With funding from the Technical Support Working Group and the U.S. Postal Inspection Service, the lab has developed a prototype that provides the “equivalent of a signed evidence tape” for the bits of data stored on a camcorder, says Brand Fortner, senior scientist at the lab. Later versions are expected to be designed for CCTV applications.

Called the Digital Video Evidence System (DVES), the system is designed to be easy for law enforcement officials to use, invulnerable to even sophisticated attacks, and inexpensive. The technology allows copies to be authenticated as well as the original, Fortner adds.

DVES combines two techniques, explains Fortner, who summarized four years of work on the project at this year’s ASIS Seminar and Exhibits in Orlando. First, a “hash stream” is created, in which an algorithm extracts data from the digital video and creates so-called digital fingerprints of each frame of the footage. Then the hash stream is encrypted.

The encrypted hashes, called digital signatures, are stored separately from the video footage. For the video to be tampered with, someone would have to modify the video and hash signatures in both their encrypted and decrypted states. At least three separate people in three different organizations (the certification authority, the law enforcement agency, and the lab where the software is being developed) would have to be compromised to undermine the system, Fortner says.
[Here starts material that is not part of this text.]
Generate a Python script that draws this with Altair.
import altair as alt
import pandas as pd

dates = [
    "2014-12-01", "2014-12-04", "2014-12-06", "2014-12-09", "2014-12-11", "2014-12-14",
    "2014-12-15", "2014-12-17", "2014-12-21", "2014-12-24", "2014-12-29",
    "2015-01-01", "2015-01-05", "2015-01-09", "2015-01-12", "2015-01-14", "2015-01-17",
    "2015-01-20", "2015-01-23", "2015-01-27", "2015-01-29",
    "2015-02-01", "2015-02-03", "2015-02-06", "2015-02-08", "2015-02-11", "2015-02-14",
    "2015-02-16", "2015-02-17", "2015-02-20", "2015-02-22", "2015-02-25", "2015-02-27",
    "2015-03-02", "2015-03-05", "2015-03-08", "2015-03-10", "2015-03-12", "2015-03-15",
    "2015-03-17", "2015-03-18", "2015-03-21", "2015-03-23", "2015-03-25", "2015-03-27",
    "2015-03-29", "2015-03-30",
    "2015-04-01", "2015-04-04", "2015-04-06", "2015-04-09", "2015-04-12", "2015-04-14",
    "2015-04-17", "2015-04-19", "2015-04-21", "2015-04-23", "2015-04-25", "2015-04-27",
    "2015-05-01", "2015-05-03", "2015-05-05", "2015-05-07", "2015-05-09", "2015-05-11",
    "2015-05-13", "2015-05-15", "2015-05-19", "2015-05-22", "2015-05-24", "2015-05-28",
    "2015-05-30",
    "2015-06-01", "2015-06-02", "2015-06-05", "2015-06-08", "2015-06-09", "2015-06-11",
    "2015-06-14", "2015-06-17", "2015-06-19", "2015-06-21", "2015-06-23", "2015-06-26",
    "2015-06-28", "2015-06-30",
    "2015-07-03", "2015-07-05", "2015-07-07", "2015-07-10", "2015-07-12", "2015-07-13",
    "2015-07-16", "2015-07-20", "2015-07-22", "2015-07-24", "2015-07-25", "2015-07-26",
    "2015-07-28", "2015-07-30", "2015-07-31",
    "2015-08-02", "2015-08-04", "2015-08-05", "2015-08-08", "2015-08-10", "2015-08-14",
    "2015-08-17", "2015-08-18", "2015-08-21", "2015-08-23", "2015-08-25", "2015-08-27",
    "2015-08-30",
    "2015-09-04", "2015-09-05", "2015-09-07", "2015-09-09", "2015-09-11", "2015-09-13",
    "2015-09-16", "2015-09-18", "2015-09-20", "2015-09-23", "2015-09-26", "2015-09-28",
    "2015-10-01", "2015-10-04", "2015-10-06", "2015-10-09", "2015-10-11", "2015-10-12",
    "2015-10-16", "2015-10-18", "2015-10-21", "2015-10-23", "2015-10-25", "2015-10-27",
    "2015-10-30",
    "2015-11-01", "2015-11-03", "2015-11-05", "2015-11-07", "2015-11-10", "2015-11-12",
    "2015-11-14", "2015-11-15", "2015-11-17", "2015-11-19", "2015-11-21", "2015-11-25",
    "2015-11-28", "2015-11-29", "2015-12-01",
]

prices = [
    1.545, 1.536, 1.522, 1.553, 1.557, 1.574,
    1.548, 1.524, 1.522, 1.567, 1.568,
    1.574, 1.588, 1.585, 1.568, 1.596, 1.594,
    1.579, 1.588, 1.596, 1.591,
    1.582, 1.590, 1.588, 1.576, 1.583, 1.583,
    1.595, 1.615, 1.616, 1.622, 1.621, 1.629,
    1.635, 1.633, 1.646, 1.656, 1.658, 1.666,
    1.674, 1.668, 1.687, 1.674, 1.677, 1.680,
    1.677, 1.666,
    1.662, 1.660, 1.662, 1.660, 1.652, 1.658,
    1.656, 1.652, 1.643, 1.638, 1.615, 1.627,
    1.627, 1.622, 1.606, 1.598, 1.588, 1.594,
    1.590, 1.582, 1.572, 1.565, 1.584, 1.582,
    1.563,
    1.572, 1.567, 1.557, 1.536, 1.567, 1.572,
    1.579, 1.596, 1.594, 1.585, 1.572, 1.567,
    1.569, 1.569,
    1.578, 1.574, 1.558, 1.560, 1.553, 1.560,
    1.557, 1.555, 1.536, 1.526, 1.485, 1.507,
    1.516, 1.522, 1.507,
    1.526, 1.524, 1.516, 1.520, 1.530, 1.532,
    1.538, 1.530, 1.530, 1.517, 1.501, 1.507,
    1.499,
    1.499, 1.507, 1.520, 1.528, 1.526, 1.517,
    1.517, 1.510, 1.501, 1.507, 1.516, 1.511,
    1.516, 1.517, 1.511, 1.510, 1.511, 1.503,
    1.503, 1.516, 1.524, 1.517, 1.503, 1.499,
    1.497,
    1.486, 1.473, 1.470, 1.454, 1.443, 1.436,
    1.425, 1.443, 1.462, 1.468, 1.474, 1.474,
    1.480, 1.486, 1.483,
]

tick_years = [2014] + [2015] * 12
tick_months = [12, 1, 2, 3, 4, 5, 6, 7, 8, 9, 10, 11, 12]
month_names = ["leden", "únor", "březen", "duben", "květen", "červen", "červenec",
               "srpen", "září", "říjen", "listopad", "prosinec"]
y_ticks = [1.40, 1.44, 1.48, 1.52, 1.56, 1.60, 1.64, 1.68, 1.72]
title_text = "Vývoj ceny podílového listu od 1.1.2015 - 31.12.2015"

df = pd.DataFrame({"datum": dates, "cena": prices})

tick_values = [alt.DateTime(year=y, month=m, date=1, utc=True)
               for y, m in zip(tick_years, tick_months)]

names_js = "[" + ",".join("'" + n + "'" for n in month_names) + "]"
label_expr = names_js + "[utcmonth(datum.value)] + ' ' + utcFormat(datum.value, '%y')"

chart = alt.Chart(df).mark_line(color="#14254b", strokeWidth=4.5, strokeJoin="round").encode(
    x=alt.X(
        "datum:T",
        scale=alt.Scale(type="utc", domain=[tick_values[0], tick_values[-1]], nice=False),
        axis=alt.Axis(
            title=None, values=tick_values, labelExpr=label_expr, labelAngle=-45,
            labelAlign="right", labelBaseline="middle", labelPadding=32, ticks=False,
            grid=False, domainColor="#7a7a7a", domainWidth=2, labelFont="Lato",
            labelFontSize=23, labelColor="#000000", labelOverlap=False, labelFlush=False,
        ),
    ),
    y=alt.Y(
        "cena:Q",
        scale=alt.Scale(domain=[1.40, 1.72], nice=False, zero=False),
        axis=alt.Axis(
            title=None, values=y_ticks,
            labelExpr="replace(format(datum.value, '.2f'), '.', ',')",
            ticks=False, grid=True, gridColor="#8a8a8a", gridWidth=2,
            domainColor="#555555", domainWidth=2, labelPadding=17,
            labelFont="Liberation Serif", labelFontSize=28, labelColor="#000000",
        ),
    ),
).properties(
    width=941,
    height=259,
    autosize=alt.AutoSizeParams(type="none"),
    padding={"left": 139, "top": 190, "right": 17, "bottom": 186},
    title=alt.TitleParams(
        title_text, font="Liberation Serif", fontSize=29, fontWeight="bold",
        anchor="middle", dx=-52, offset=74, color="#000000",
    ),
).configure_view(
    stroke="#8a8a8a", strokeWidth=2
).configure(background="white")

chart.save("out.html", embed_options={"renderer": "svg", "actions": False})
A law enforcement agent would record evidence with a camcorder, then attach the camcorder to a palmtop computer, which would generate the digital signatures and store them on a memory stick. The agent could authenticate the footage by entering his ID card and code in the palmtop. The video could be validated by comparing the digital signatures.

What makes DVES reliable is that it leverages the public-key infrastructure (PKI), explains Fortner. PKI serves as the linchpin of secure Internet transactions, Fortner says: “If PKI isn’t secure, the world falls apart.”
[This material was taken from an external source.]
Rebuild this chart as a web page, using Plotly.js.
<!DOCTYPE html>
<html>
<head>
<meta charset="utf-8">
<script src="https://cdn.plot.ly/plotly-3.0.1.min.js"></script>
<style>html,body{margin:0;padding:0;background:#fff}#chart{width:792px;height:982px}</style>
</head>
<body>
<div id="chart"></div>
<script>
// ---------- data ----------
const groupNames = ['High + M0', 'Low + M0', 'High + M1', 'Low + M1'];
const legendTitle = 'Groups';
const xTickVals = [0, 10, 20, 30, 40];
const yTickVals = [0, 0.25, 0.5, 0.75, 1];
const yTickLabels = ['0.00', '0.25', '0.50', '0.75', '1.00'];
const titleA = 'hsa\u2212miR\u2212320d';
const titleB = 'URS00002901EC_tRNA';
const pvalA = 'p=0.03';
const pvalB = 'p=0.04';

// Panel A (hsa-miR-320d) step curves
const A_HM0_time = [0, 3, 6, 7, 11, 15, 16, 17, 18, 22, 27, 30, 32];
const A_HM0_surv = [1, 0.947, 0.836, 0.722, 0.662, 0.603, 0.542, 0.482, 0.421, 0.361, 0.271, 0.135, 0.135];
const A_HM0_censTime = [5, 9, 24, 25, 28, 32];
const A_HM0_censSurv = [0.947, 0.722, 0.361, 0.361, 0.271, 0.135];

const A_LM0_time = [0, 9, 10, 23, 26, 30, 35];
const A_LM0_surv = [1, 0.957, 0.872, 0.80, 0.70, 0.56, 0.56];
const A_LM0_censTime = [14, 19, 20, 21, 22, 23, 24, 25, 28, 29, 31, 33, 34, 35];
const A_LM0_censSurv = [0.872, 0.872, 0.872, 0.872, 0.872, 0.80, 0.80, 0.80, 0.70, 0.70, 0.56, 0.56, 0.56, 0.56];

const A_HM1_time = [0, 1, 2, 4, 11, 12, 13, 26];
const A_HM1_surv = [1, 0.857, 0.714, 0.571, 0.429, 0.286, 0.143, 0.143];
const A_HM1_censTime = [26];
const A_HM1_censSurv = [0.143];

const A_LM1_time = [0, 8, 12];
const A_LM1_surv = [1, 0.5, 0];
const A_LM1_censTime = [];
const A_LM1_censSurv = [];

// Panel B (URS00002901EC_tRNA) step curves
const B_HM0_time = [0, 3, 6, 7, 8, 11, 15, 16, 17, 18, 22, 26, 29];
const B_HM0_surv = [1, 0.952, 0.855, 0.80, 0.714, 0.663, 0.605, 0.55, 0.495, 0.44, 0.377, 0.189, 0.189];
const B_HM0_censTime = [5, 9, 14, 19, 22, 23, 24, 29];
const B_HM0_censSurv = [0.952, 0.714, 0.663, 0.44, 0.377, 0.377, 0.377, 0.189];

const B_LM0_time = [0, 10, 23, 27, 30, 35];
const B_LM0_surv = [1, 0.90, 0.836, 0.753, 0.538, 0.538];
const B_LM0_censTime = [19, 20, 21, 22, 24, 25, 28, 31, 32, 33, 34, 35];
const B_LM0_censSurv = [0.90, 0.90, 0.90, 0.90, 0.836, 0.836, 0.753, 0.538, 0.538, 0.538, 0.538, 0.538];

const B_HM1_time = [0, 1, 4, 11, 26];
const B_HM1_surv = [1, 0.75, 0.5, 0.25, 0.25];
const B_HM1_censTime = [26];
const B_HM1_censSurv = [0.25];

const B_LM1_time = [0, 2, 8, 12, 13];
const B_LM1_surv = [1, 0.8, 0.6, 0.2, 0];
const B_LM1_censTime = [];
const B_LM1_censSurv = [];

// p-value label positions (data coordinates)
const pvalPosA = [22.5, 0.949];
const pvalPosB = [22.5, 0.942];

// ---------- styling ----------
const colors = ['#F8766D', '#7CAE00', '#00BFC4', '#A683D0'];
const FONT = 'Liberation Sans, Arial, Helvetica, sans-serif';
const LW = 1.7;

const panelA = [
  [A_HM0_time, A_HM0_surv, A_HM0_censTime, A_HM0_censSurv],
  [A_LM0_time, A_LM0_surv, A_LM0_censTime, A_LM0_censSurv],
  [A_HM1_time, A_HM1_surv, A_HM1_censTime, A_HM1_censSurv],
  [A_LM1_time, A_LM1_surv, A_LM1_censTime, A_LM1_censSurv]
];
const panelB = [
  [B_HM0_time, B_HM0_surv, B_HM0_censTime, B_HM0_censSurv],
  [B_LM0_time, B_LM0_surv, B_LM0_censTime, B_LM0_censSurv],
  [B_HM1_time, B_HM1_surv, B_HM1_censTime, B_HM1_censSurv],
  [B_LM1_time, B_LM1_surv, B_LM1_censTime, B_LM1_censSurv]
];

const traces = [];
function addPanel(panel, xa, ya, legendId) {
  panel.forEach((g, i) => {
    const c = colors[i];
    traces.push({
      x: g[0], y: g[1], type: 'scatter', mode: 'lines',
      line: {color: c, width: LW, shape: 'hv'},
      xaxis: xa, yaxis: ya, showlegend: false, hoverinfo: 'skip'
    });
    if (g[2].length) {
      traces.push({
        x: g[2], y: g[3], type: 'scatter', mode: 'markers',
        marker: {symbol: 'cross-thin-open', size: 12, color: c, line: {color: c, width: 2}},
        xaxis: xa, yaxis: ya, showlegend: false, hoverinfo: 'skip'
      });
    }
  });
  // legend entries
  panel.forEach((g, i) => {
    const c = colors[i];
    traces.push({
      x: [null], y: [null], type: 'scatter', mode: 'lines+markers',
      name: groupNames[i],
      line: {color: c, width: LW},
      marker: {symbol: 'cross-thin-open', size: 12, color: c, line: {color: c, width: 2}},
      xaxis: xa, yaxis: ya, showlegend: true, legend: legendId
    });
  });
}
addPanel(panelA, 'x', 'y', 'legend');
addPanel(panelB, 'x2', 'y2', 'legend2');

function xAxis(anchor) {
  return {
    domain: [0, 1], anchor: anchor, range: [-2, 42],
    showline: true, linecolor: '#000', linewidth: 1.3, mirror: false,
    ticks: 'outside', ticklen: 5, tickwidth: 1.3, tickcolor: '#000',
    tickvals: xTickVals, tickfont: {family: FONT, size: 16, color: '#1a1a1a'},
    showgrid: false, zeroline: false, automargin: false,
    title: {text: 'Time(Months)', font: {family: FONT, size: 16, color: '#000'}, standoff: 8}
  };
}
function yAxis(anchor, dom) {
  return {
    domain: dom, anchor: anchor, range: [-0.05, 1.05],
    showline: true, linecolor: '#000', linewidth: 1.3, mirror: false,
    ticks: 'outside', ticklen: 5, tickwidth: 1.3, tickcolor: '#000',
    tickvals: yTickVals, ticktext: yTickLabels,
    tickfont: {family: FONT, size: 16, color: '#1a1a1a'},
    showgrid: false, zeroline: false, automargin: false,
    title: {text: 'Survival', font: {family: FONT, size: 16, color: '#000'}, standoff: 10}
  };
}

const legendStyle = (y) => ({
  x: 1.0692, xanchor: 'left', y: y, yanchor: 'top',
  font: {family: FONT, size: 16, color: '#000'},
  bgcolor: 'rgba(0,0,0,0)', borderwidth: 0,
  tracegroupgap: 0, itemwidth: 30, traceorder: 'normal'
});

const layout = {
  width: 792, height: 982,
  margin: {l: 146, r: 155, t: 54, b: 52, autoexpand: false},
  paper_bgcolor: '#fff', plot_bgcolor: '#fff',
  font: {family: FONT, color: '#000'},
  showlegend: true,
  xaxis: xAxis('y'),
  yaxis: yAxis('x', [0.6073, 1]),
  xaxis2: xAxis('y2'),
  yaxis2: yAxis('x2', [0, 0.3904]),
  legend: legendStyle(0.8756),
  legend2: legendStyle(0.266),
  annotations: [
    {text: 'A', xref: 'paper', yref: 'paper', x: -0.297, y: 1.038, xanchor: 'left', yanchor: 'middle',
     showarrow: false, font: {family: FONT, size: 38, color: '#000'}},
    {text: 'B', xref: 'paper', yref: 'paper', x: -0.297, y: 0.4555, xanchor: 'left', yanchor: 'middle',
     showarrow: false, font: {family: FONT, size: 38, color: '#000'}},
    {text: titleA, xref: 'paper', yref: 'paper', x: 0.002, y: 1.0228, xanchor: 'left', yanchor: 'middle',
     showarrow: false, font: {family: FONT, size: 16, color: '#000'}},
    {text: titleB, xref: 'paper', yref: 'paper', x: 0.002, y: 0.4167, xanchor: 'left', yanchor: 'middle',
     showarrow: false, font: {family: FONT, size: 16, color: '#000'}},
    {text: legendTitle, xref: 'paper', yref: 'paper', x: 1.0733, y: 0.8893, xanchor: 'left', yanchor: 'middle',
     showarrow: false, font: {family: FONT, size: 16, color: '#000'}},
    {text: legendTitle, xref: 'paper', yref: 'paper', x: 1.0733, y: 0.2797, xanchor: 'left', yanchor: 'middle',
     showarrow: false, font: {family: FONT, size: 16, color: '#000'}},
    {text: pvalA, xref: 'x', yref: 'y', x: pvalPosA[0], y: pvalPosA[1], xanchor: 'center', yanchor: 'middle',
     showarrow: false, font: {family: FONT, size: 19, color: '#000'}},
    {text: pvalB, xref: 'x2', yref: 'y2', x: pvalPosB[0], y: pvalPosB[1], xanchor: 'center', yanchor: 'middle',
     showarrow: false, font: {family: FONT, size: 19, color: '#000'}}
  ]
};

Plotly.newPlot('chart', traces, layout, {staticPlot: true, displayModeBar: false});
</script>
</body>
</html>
With PKI, a private key is linked to a specific public key; anyone can use the public key, but only a specific person or people can use the private key. In the case of DVES, an agent would encrypt video using a private key, and anyone could decrypt it with the corresponding public key, which would be stored at the National Finance Center, the administrative arm of the Department of Agriculture.

Many manufacturers claim to secure digital video, Fortner says. But their mechanisms for doing so are either insecure or so computationally intensive as to be unfeasible. For example, Fortner says, some vendors apply watermarks to video. “It’s almost trivial…to recover watermarks, make changes, and put the same watermark back on.”